• [RECORDED DATA]:
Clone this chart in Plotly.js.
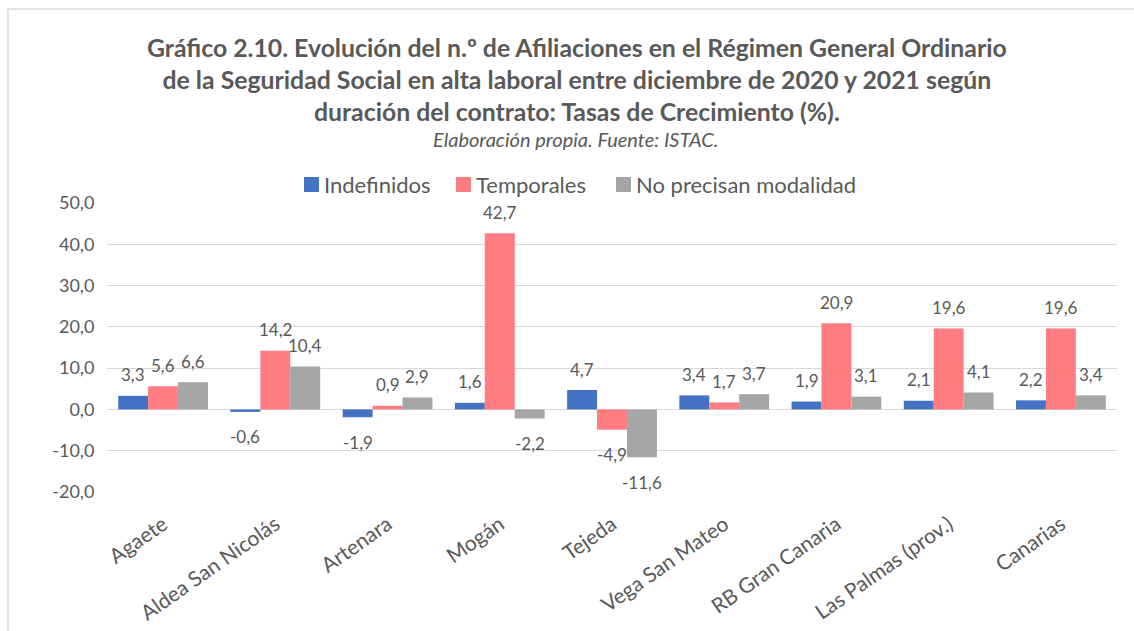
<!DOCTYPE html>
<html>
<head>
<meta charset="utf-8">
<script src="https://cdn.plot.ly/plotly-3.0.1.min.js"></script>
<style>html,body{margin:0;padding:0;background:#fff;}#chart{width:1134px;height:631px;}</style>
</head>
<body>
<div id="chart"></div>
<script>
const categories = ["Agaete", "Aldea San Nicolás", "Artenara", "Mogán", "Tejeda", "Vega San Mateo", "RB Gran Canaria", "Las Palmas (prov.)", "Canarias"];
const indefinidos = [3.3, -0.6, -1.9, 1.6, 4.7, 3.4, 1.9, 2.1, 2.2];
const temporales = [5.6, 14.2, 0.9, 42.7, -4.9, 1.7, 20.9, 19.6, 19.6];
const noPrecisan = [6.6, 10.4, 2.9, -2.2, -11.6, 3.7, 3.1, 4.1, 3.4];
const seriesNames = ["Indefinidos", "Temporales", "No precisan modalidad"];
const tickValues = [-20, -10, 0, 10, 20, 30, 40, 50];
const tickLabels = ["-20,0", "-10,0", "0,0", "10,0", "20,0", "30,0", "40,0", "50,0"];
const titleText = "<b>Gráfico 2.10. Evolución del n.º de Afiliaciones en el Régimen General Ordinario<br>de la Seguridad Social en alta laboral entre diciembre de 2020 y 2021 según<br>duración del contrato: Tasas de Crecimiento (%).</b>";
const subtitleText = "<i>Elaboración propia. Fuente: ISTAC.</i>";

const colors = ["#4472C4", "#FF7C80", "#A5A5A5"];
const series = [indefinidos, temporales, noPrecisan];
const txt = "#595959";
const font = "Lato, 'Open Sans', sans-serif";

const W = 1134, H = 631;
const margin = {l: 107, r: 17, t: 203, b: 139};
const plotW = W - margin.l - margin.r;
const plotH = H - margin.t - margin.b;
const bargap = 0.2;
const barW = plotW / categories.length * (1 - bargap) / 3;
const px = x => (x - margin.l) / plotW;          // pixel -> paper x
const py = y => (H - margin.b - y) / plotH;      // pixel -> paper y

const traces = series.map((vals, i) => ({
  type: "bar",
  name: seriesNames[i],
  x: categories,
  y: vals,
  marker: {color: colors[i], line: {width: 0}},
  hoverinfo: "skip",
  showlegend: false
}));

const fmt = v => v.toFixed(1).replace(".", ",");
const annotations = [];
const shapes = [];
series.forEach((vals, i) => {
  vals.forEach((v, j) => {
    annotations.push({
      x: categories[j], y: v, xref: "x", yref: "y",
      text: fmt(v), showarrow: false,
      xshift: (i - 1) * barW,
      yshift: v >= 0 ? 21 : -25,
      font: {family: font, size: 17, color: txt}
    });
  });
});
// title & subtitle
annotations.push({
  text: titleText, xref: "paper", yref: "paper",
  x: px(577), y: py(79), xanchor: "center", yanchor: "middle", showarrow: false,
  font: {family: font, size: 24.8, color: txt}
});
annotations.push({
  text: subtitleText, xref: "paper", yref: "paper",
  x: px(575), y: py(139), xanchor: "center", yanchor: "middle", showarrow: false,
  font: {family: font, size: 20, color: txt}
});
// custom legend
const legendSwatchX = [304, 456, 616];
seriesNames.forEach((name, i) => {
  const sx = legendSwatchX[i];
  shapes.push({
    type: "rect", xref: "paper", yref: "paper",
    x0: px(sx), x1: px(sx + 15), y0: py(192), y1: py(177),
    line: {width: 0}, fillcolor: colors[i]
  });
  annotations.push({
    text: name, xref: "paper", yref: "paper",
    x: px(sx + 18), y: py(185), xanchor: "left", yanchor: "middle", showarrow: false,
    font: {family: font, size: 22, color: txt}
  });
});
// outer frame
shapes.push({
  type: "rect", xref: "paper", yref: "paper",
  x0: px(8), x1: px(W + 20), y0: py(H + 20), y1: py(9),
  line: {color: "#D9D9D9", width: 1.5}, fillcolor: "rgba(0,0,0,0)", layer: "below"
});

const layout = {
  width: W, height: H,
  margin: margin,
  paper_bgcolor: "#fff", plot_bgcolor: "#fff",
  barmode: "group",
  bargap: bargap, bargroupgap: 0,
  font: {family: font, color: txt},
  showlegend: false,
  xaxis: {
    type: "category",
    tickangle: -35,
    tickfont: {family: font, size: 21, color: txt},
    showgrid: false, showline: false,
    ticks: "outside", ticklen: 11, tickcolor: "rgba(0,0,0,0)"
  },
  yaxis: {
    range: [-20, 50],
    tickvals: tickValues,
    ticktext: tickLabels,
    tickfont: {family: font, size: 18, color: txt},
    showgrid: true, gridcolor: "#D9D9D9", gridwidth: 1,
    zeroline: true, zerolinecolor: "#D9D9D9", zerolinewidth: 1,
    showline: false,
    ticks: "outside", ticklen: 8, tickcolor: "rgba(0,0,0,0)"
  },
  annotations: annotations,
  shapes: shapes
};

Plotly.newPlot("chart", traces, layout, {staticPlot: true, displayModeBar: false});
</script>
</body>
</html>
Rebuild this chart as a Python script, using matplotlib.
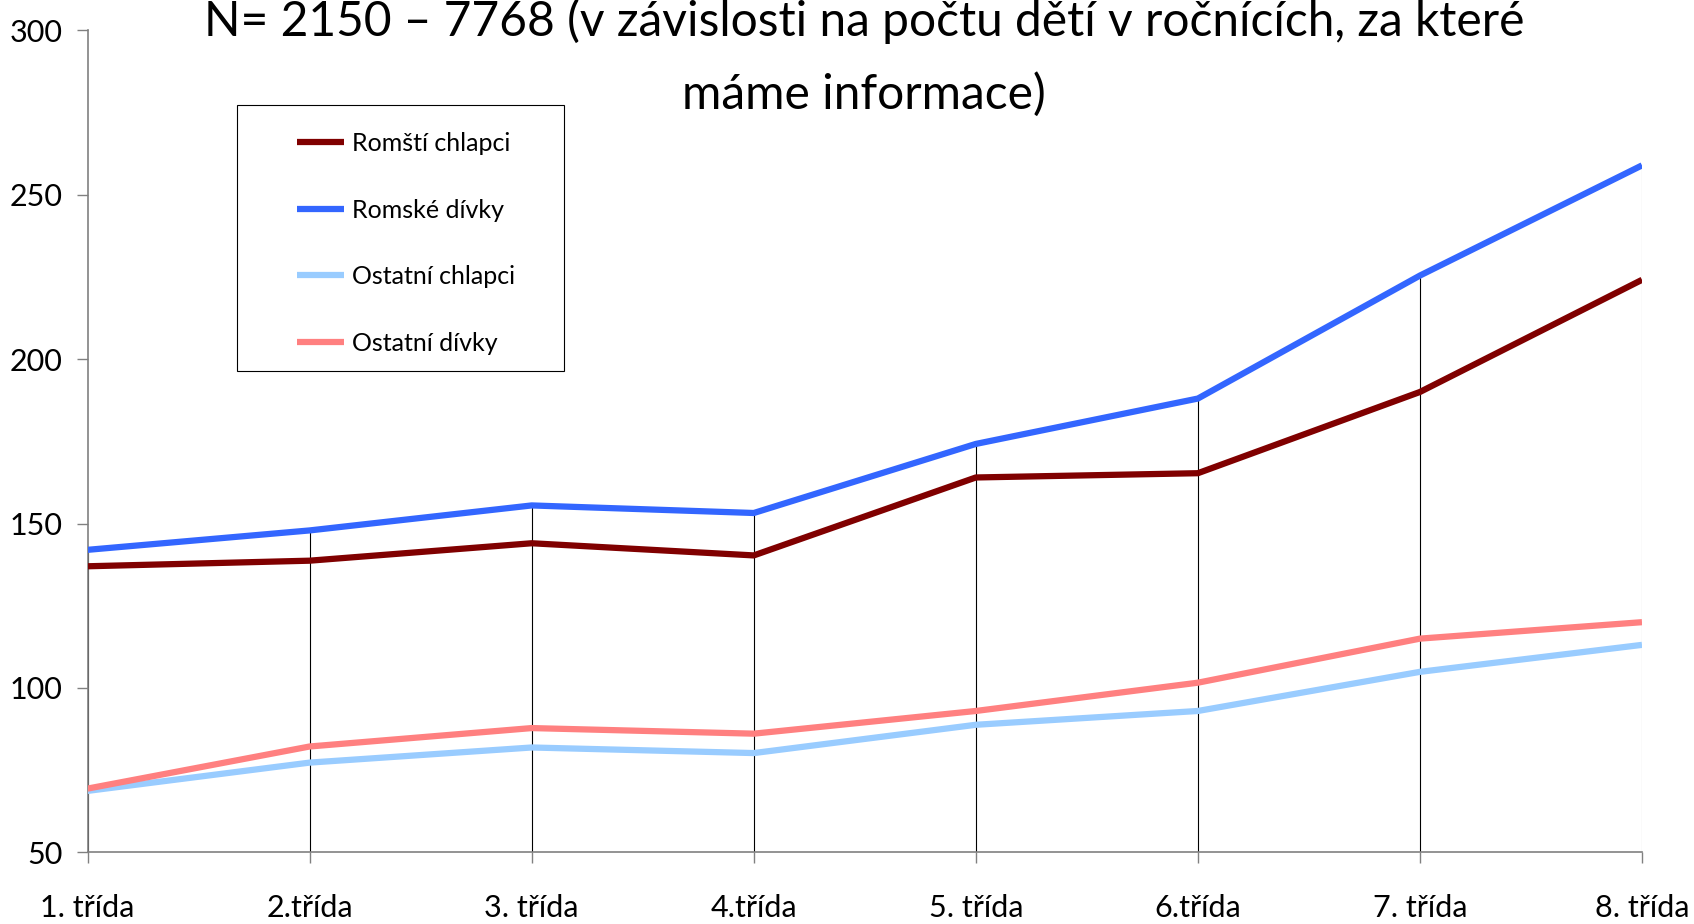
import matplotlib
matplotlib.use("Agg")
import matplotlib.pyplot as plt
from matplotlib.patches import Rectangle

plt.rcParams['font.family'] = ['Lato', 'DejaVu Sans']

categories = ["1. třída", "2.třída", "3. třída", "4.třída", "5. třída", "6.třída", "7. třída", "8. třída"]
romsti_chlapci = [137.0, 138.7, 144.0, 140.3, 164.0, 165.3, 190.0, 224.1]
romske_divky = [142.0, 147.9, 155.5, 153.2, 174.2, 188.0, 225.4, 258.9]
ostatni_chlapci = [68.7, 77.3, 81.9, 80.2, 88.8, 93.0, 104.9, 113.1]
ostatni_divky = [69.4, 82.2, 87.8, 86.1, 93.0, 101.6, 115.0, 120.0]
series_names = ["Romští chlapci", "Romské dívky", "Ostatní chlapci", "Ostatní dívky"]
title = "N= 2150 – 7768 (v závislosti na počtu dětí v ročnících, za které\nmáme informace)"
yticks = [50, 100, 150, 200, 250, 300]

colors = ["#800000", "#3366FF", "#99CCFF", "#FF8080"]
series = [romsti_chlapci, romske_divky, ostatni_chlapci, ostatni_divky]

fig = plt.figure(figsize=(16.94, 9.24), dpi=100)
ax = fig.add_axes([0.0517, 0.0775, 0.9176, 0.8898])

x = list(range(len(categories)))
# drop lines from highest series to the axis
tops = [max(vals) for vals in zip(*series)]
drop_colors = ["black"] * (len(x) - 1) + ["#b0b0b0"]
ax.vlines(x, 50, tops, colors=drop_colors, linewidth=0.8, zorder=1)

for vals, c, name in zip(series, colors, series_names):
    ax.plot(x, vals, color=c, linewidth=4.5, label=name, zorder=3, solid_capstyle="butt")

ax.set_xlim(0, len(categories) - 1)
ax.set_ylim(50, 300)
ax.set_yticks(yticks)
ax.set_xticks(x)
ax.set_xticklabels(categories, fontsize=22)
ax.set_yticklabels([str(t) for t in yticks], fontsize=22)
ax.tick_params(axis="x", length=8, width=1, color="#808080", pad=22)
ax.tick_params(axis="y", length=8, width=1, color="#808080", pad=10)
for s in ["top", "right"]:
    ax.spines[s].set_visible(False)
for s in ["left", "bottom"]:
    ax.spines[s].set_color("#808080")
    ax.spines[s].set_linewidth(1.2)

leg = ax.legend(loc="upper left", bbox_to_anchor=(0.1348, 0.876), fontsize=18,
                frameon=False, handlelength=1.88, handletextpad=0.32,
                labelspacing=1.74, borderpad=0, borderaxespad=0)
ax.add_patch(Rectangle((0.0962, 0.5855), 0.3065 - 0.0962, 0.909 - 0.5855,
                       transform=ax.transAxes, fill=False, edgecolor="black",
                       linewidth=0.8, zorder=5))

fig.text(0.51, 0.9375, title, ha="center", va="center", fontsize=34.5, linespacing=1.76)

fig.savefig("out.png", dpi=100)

...

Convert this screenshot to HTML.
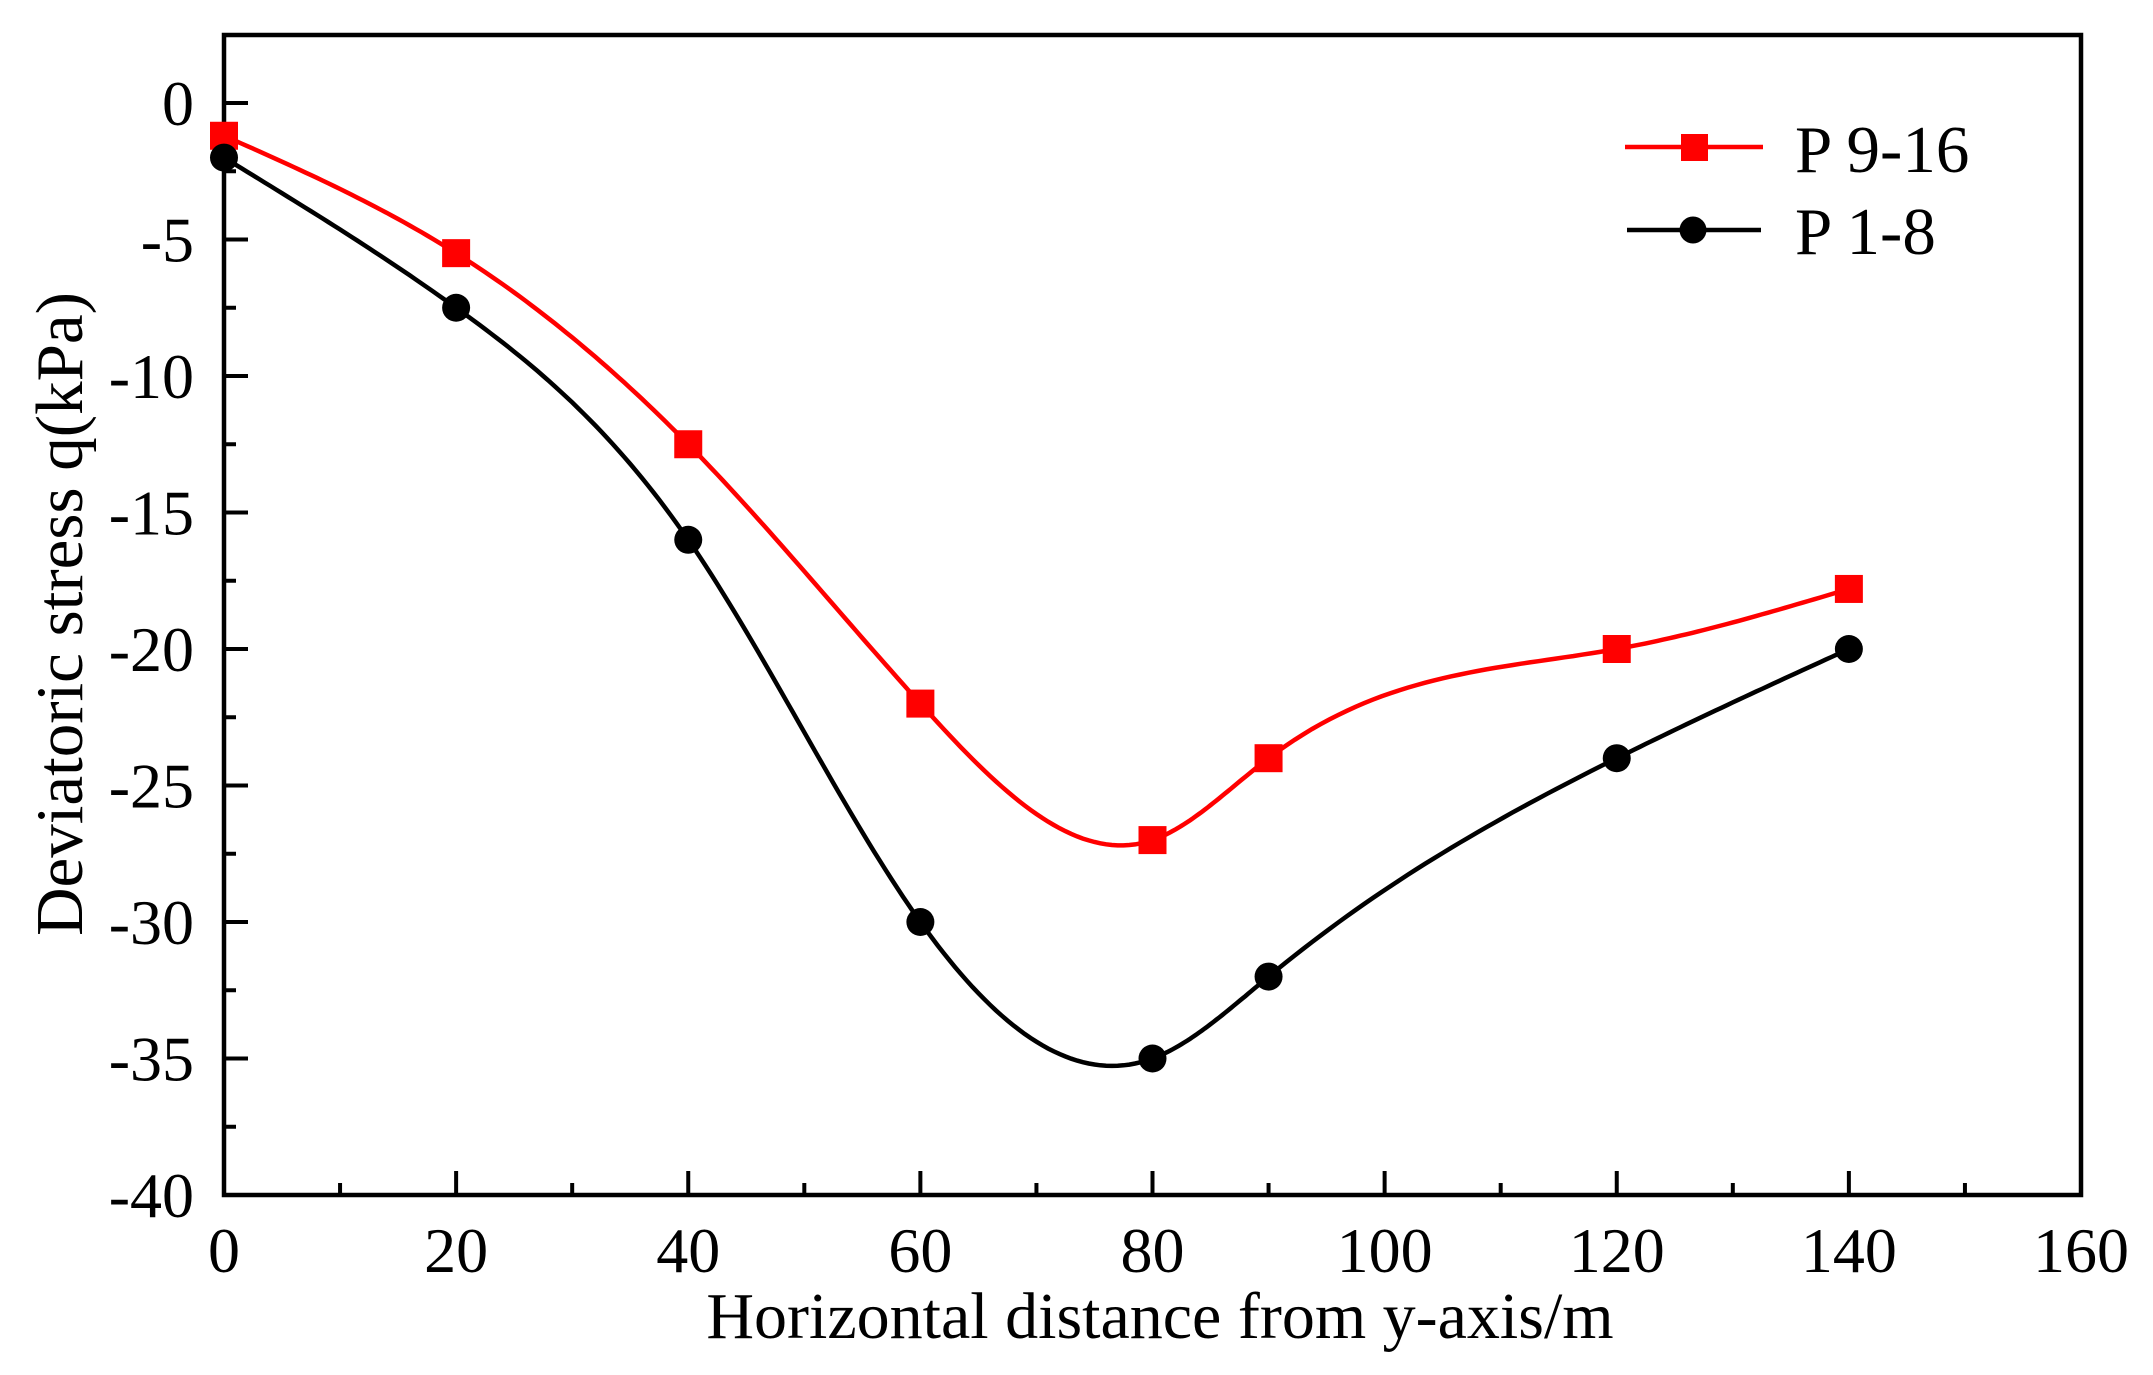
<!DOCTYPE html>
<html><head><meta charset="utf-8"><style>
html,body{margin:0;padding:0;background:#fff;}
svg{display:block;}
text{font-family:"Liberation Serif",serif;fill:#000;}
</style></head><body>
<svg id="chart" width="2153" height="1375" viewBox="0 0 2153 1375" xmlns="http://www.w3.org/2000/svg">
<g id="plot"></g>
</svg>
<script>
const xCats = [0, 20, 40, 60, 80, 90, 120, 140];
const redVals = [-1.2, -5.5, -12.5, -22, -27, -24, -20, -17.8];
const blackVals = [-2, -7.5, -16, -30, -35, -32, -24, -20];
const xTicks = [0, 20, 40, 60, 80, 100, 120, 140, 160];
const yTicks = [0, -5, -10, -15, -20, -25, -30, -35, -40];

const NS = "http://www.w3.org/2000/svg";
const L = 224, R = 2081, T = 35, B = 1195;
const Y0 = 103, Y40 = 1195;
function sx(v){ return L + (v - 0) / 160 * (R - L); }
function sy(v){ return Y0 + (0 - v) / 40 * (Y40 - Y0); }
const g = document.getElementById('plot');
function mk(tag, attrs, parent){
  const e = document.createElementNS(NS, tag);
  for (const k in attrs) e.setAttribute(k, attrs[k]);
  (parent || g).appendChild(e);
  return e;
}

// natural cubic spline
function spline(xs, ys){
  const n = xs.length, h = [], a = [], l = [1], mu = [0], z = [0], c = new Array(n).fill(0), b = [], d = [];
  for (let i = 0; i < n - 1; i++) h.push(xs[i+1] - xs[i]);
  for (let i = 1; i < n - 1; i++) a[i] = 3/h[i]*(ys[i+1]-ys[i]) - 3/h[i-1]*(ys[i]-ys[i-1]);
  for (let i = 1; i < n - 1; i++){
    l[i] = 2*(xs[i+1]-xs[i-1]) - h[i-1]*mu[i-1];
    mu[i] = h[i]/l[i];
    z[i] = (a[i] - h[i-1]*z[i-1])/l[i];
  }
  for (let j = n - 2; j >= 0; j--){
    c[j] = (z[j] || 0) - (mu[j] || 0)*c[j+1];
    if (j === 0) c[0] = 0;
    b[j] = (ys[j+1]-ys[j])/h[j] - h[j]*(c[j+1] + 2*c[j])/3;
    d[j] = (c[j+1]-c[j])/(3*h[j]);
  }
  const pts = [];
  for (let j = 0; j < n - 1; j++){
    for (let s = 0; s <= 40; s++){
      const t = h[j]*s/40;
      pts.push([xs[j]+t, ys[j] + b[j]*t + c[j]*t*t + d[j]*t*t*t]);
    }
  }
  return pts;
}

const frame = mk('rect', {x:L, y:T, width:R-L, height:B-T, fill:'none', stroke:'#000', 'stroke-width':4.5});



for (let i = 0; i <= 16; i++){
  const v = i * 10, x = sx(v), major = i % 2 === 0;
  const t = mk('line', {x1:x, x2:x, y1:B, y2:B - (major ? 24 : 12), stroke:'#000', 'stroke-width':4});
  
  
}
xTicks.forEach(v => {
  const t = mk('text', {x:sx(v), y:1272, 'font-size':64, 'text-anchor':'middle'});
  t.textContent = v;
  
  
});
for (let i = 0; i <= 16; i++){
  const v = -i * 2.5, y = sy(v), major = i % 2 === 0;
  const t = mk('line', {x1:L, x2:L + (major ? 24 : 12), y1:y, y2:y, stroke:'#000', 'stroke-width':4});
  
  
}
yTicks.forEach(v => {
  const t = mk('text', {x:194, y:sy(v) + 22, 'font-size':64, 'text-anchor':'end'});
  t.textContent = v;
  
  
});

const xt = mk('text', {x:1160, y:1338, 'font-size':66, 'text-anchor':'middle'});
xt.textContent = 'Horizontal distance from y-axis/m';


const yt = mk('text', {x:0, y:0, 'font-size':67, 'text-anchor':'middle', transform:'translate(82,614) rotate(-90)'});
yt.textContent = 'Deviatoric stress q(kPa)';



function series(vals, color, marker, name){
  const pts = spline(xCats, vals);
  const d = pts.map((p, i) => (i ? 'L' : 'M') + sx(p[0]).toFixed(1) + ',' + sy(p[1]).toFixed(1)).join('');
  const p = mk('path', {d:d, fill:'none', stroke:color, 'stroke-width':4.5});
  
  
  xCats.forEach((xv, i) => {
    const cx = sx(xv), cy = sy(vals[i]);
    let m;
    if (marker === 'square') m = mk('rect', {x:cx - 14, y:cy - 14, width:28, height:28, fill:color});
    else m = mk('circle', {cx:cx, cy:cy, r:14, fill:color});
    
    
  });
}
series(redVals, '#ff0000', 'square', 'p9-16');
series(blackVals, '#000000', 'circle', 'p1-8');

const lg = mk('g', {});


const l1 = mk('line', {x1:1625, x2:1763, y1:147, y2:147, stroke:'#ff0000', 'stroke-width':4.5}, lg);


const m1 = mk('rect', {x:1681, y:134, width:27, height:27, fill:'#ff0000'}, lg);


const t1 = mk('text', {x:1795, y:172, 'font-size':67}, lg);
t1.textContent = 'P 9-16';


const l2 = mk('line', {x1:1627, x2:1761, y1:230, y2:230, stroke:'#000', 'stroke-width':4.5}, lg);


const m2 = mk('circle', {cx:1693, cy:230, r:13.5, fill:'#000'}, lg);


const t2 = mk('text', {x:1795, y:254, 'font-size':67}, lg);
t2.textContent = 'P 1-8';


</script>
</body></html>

• [STATED TASK]: Go to the line that contains "Rebuild this chart" and copy from there down to the line that contains "ax = fig.add_axes([0.0517, 0.0775, 0.9176, 0.8898])", with both lines included. Pass over the pictures.

• [RESULT OF THE TASK]:
Rebuild this chart as a Python script, using matplotlib.
import matplotlib
matplotlib.use("Agg")
import matplotlib.pyplot as plt
from matplotlib.patches import Rectangle

plt.rcParams['font.family'] = ['Lato', 'DejaVu Sans']

categories = ["1. třída", "2.třída", "3. třída", "4.třída", "5. třída", "6.třída", "7. třída", "8. třída"]
romsti_chlapci = [137.0, 138.7, 144.0, 140.3, 164.0, 165.3, 190.0, 224.1]
romske_divky = [142.0, 147.9, 155.5, 153.2, 174.2, 188.0, 225.4, 258.9]
ostatni_chlapci = [68.7, 77.3, 81.9, 80.2, 88.8, 93.0, 104.9, 113.1]
ostatni_divky = [69.4, 82.2, 87.8, 86.1, 93.0, 101.6, 115.0, 120.0]
series_names = ["Romští chlapci", "Romské dívky", "Ostatní chlapci", "Ostatní dívky"]
title = "N= 2150 – 7768 (v závislosti na počtu dětí v ročnících, za které\nmáme informace)"
yticks = [50, 100, 150, 200, 250, 300]

colors = ["#800000", "#3366FF", "#99CCFF", "#FF8080"]
series = [romsti_chlapci, romske_divky, ostatni_chlapci, ostatni_divky]

fig = plt.figure(figsize=(16.94, 9.24), dpi=100)
ax = fig.add_axes([0.0517, 0.0775, 0.9176, 0.8898])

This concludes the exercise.